### COLLECTED MATERIAL
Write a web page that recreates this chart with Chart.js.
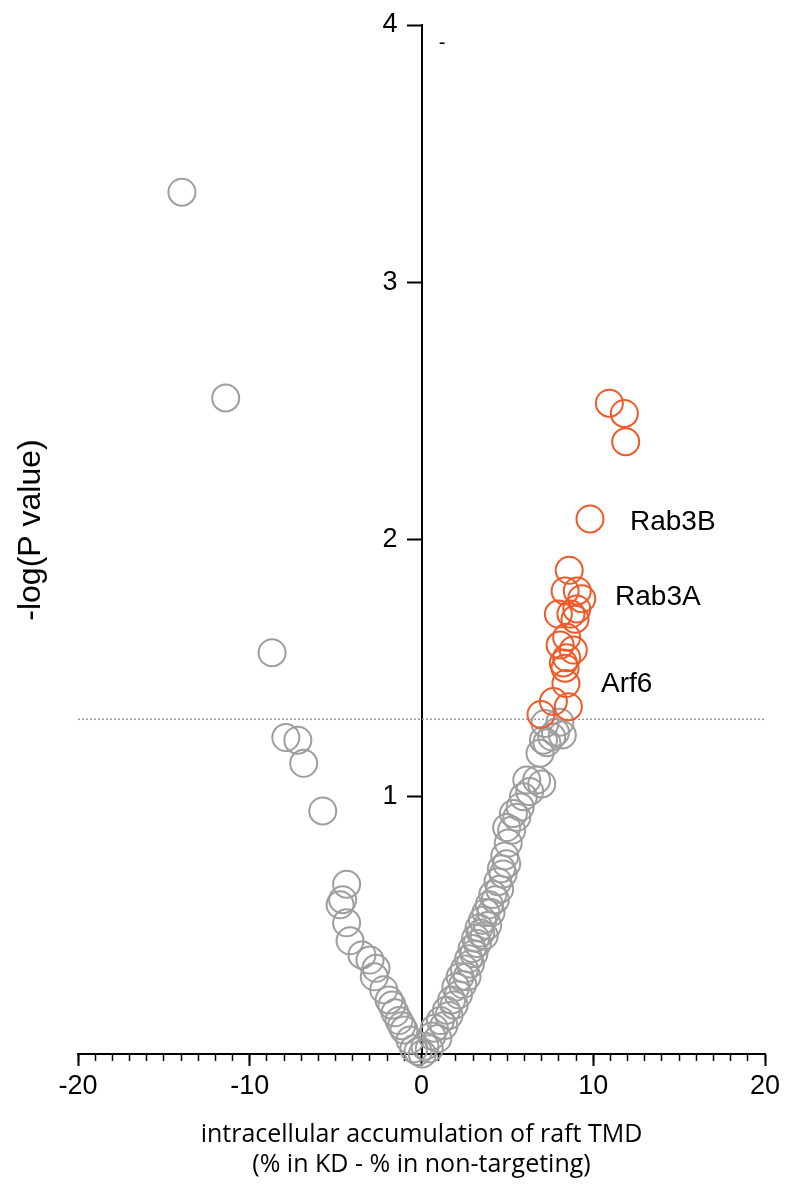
<!DOCTYPE html>
<html lang="en">
<head>
  <meta charset="UTF-8">
  <title>volcano plot</title>
  <script src="https://cdn.jsdelivr.net/npm/chart.js"></script>
  <style>
    body { margin: 0; background: #fff; }
    #wrap { width: 785px; height: 1184px; }
  </style>
</head>
<body>
  <div id="wrap"><canvas id="myChart"></canvas></div>

<script>
  // hits (orange)
  const hitX = [10.94, 11.81, 11.89, 9.81, 8.6, 8.36, 9.07, 9.33, 9.04, 7.97, 8.7, 8.94, 8.45, 8.07, 8.84, 8.45, 8.26, 8.36, 8.41, 7.68, 6.96, 8.55];
  const hitY = [2.53, 2.49, 2.38, 2.08, 1.88, 1.80, 1.80, 1.77, 1.73, 1.71, 1.71, 1.69, 1.62, 1.59, 1.57, 1.54, 1.52, 1.50, 1.44, 1.37, 1.32, 1.35];

  // everything else (gray), left arm then right arm
  const otherX = [-13.95, -11.4, -8.7, -7.9, -7.2, -6.86, -5.75, -4.36, -4.59, -4.74, -4.36, -4.16, -3.47, -3.0, -2.65, -2.75, -2.2, -1.89, -1.72, -1.54, -1.31, -1.15, -1.02, -0.67, -0.45, -0.2,
    0.05, 0.2, 0.45, 0.6, 0.75, 0.95, 1.1, 1.3, 1.45, 1.6, 1.75, 1.9, 2.0, 2.15, 2.25, 2.4, 2.5, 2.65, 2.75, 2.85, 2.95, 3.05, 3.15, 3.25, 3.35, 3.45, 3.55, 3.65, 3.75, 3.85, 3.95, 4.05, 4.15, 4.3, 4.45, 4.55, 4.65, 4.75, 4.85, 4.96, 5.05, 4.96, 5.25, 5.35, 5.55, 5.75, 5.93, 6.13, 6.3, 6.7, 6.9, 7.0, 7.19, 7.58, 8.06, 7.3, 7.8, 8.2, 7.1];
  const otherY = [3.35, 2.55, 1.56, 1.23, 1.22, 1.13, 0.945, 0.66, 0.60, 0.58, 0.51, 0.44, 0.385, 0.365, 0.333, 0.30, 0.25, 0.21, 0.19, 0.16, 0.13, 0.11, 0.093, 0.054, 0.02, 0.01,
    0.0, 0.03, 0.02, 0.07, 0.1, 0.06, 0.13, 0.11, 0.17, 0.15, 0.21, 0.19, 0.26, 0.23, 0.3, 0.27, 0.33, 0.3, 0.37, 0.35, 0.41, 0.39, 0.45, 0.43, 0.49, 0.47, 0.52, 0.46, 0.55, 0.5, 0.58, 0.55, 0.62, 0.6, 0.67, 0.64, 0.72, 0.7, 0.77, 0.74, 0.82, 0.88, 0.87, 0.935, 0.92, 0.96, 1.0, 1.065, 1.02, 1.065, 1.169, 1.05, 1.285, 1.233, 1.29, 1.21, 1.25, 1.24, 1.22];

  const threshold = 1.301; // -log(0.05)

  const xTicks = [-20, -10, 0, 10, 20];
  const yTicks = [1, 2, 3, 4];

  const noteText = ['Rab3B', 'Rab3A', 'Arf6', '-'];
  const noteX = [12.14, 11.27, 10.45, 1.0];
  const noteY = [2.068, 1.776, 1.438, 3.93];

  const toPoints = (xs, ys) => xs.map((x, i) => ({ x: x, y: ys[i] }));

  const notes = {
    id: 'notes',
    afterDraw(chart) {
      const { ctx, scales } = chart;
      ctx.save();
      ctx.fillStyle = '#000';
      ctx.textBaseline = 'middle';

      // y tick labels: the centred axis puts them on the line, so draw them left of the ticks
      const axisX = scales.x.getPixelForValue(0);
      ctx.textAlign = 'right';
      ctx.font = '27px "Liberation Sans"';
      scales.y.ticks.forEach(t => {
        ctx.fillText(String(t.value), axisX - 24, scales.y.getPixelForValue(t.value));
      });

      ctx.textAlign = 'left';
      noteText.forEach((t, i) => {
        ctx.font = t === '-' ? '20px "Liberation Sans"' : '28px "Liberation Sans"';
        ctx.fillText(t, scales.x.getPixelForValue(noteX[i]), scales.y.getPixelForValue(noteY[i]));
      });

      // y title sits at the far left
      ctx.translate(31, 530);
      ctx.rotate(-Math.PI / 2);
      ctx.textAlign = 'center';
      ctx.font = '32px "Liberation Sans"';
      ctx.fillText('-log(P value)', 0, 0);
      ctx.restore();
    }
  };

  const ctx = document.getElementById('myChart');
  const myChart = new Chart(ctx, {
    type: 'scatter',
    data: {
      datasets: [
        {
          label: 'hits',
          data: toPoints(hitX, hitY),
          borderColor: '#ef5a28',
          backgroundColor: 'rgba(0,0,0,0)',
          pointRadius: 13.5,
          borderWidth: 2,
          clip: false,
          order: 0
        },
        {
          label: 'other',
          data: toPoints(otherX, otherY),
          borderColor: '#9e9e9e',
          backgroundColor: 'rgba(0,0,0,0)',
          pointRadius: 13.5,
          borderWidth: 2,
          clip: false,
          order: 1
        },
        {
          type: 'line',
          label: 'p = 0.05',
          data: [{ x: -20, y: threshold }, { x: 20, y: threshold }],
          borderColor: '#9a9a9a',
          borderWidth: 1.5,
          borderDash: [2, 2],
          pointRadius: 0,
          order: 2
        }
      ]
    },
    options: {
      responsive: true,
      maintainAspectRatio: false,
      animation: false,
      layout: { padding: { left: 78, right: 20, top: 25, bottom: 0 } },
      plugins: { legend: { display: false }, tooltip: { enabled: false } },
      scales: {
        x: {
          type: 'linear',
          position: 'bottom',
          min: -20,
          max: 20,
          afterBuildTicks: (s) => { s.ticks = xTicks.map(v => ({ value: v })); },
          afterFit: (s) => { s.height = 130; },
          ticks: { color: '#000', padding: 4, font: { family: 'Liberation Sans', size: 27 } },
          grid: { drawOnChartArea: false, tickLength: 12, tickWidth: 2, tickColor: '#000' },
          border: { color: '#000', width: 2 },
          title: {
            display: true,
            text: ['intracellular accumulation of raft TMD', '(% in KD - % in non-targeting)'],
            color: '#000',
            font: { family: 'Open Sans', size: 25, lineHeight: 1.2 },
            padding: { top: 0, bottom: 4 }
          }
        },
        xMinor: {
          type: 'linear',
          axis: 'x',
          position: { y: 0 },
          min: -20,
          max: 20,
          ticks: { display: false, stepSize: 1, autoSkip: false },
          grid: { drawOnChartArea: false, tickLength: 7, tickWidth: 1.5, tickColor: '#000' },
          border: { display: false }
        },
        y: {
          type: 'linear',
          position: { x: 0 },
          min: 0,
          max: 4,
          afterBuildTicks: (s) => { s.ticks = yTicks.map(v => ({ value: v })); },
          ticks: { display: false },
          grid: { drawOnChartArea: false, tickLength: 14, tickWidth: 2, tickColor: '#000' },
          border: { color: '#000', width: 2 }
        }
      }
    },
    plugins: [notes]
  });
</script>
</body>
</html>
######
DIRECTIVE: From the material above, copy everything exactly but the pictures.

TASK SOLUTION:
Write a web page that recreates this chart with Chart.js.
<!DOCTYPE html>
<html lang="en">
<head>
  <meta charset="UTF-8">
  <title>volcano plot</title>
  <script src="https://cdn.jsdelivr.net/npm/chart.js"></script>
  <style>
    body { margin: 0; background: #fff; }
    #wrap { width: 785px; height: 1184px; }
  </style>
</head>
<body>
  <div id="wrap"><canvas id="myChart"></canvas></div>

<script>
  // hits (orange)
  const hitX = [10.94, 11.81, 11.89, 9.81, 8.6, 8.36, 9.07, 9.33, 9.04, 7.97, 8.7, 8.94, 8.45, 8.07, 8.84, 8.45, 8.26, 8.36, 8.41, 7.68, 6.96, 8.55];
  const hitY = [2.53, 2.49, 2.38, 2.08, 1.88, 1.80, 1.80, 1.77, 1.73, 1.71, 1.71, 1.69, 1.62, 1.59, 1.57, 1.54, 1.52, 1.50, 1.44, 1.37, 1.32, 1.35];

  // everything else (gray), left arm then right arm
  const otherX = [-13.95, -11.4, -8.7, -7.9, -7.2, -6.86, -5.75, -4.36, -4.59, -4.74, -4.36, -4.16, -3.47, -3.0, -2.65, -2.75, -2.2, -1.89, -1.72, -1.54, -1.31, -1.15, -1.02, -0.67, -0.45, -0.2,
    0.05, 0.2, 0.45, 0.6, 0.75, 0.95, 1.1, 1.3, 1.45, 1.6, 1.75, 1.9, 2.0, 2.15, 2.25, 2.4, 2.5, 2.65, 2.75, 2.85, 2.95, 3.05, 3.15, 3.25, 3.35, 3.45, 3.55, 3.65, 3.75, 3.85, 3.95, 4.05, 4.15, 4.3, 4.45, 4.55, 4.65, 4.75, 4.85, 4.96, 5.05, 4.96, 5.25, 5.35, 5.55, 5.75, 5.93, 6.13, 6.3, 6.7, 6.9, 7.0, 7.19, 7.58, 8.06, 7.3, 7.8, 8.2, 7.1];
  const otherY = [3.35, 2.55, 1.56, 1.23, 1.22, 1.13, 0.945, 0.66, 0.60, 0.58, 0.51, 0.44, 0.385, 0.365, 0.333, 0.30, 0.25, 0.21, 0.19, 0.16, 0.13, 0.11, 0.093, 0.054, 0.02, 0.01,
    0.0, 0.03, 0.02, 0.07, 0.1, 0.06, 0.13, 0.11, 0.17, 0.15, 0.21, 0.19, 0.26, 0.23, 0.3, 0.27, 0.33, 0.3, 0.37, 0.35, 0.41, 0.39, 0.45, 0.43, 0.49, 0.47, 0.52, 0.46, 0.55, 0.5, 0.58, 0.55, 0.62, 0.6, 0.67, 0.64, 0.72, 0.7, 0.77, 0.74, 0.82, 0.88, 0.87, 0.935, 0.92, 0.96, 1.0, 1.065, 1.02, 1.065, 1.169, 1.05, 1.285, 1.233, 1.29, 1.21, 1.25, 1.24, 1.22];

  const threshold = 1.301; // -log(0.05)

  const xTicks = [-20, -10, 0, 10, 20];
  const yTicks = [1, 2, 3, 4];

  const noteText = ['Rab3B', 'Rab3A', 'Arf6', '-'];
  const noteX = [12.14, 11.27, 10.45, 1.0];
  const noteY = [2.068, 1.776, 1.438, 3.93];

  const toPoints = (xs, ys) => xs.map((x, i) => ({ x: x, y: ys[i] }));

  const notes = {
    id: 'notes',
    afterDraw(chart) {
      const { ctx, scales } = chart;
      ctx.save();
      ctx.fillStyle = '#000';
      ctx.textBaseline = 'middle';

      // y tick labels: the centred axis puts them on the line, so draw them left of the ticks
      const axisX = scales.x.getPixelForValue(0);
      ctx.textAlign = 'right';
      ctx.font = '27px "Liberation Sans"';
      scales.y.ticks.forEach(t => {
        ctx.fillText(String(t.value), axisX - 24, scales.y.getPixelForValue(t.value));
      });

      ctx.textAlign = 'left';
      noteText.forEach((t, i) => {
        ctx.font = t === '-' ? '20px "Liberation Sans"' : '28px "Liberation Sans"';
        ctx.fillText(t, scales.x.getPixelForValue(noteX[i]), scales.y.getPixelForValue(noteY[i]));
      });

      // y title sits at the far left
      ctx.translate(31, 530);
      ctx.rotate(-Math.PI / 2);
      ctx.textAlign = 'center';
      ctx.font = '32px "Liberation Sans"';
      ctx.fillText('-log(P value)', 0, 0);
      ctx.restore();
    }
  };

  const ctx = document.getElementById('myChart');
  const myChart = new Chart(ctx, {
    type: 'scatter',
    data: {
      datasets: [
        {
          label: 'hits',
          data: toPoints(hitX, hitY),
          borderColor: '#ef5a28',
          backgroundColor: 'rgba(0,0,0,0)',
          pointRadius: 13.5,
          borderWidth: 2,
          clip: false,
          order: 0
        },
        {
          label: 'other',
          data: toPoints(otherX, otherY),
          borderColor: '#9e9e9e',
          backgroundColor: 'rgba(0,0,0,0)',
          pointRadius: 13.5,
          borderWidth: 2,
          clip: false,
          order: 1
        },
        {
          type: 'line',
          label: 'p = 0.05',
          data: [{ x: -20, y: threshold }, { x: 20, y: threshold }],
          borderColor: '#9a9a9a',
          borderWidth: 1.5,
          borderDash: [2, 2],
          pointRadius: 0,
          order: 2
        }
      ]
    },
    options: {
      responsive: true,
      maintainAspectRatio: false,
      animation: false,
      layout: { padding: { left: 78, right: 20, top: 25, bottom: 0 } },
      plugins: { legend: { display: false }, tooltip: { enabled: false } },
      scales: {
        x: {
          type: 'linear',
          position: 'bottom',
          min: -20,
          max: 20,
          afterBuildTicks: (s) => { s.ticks = xTicks.map(v => ({ value: v })); },
          afterFit: (s) => { s.height = 130; },
          ticks: { color: '#000', padding: 4, font: { family: 'Liberation Sans', size: 27 } },
          grid: { drawOnChartArea: false, tickLength: 12, tickWidth: 2, tickColor: '#000' },
          border: { color: '#000', width: 2 },
          title: {
            display: true,
            text: ['intracellular accumulation of raft TMD', '(% in KD - % in non-targeting)'],
            color: '#000',
            font: { family: 'Open Sans', size: 25, lineHeight: 1.2 },
            padding: { top: 0, bottom: 4 }
          }
        },
        xMinor: {
          type: 'linear',
          axis: 'x',
          position: { y: 0 },
          min: -20,
          max: 20,
          ticks: { display: false, stepSize: 1, autoSkip: false },
          grid: { drawOnChartArea: false, tickLength: 7, tickWidth: 1.5, tickColor: '#000' },
          border: { display: false }
        },
        y: {
          type: 'linear',
          position: { x: 0 },
          min: 0,
          max: 4,
          afterBuildTicks: (s) => { s.ticks = yTicks.map(v => ({ value: v })); },
          ticks: { display: false },
          grid: { drawOnChartArea: false, tickLength: 14, tickWidth: 2, tickColor: '#000' },
          border: { color: '#000', width: 2 }
        }
      }
    },
    plugins: [notes]
  });
</script>
</body>
</html>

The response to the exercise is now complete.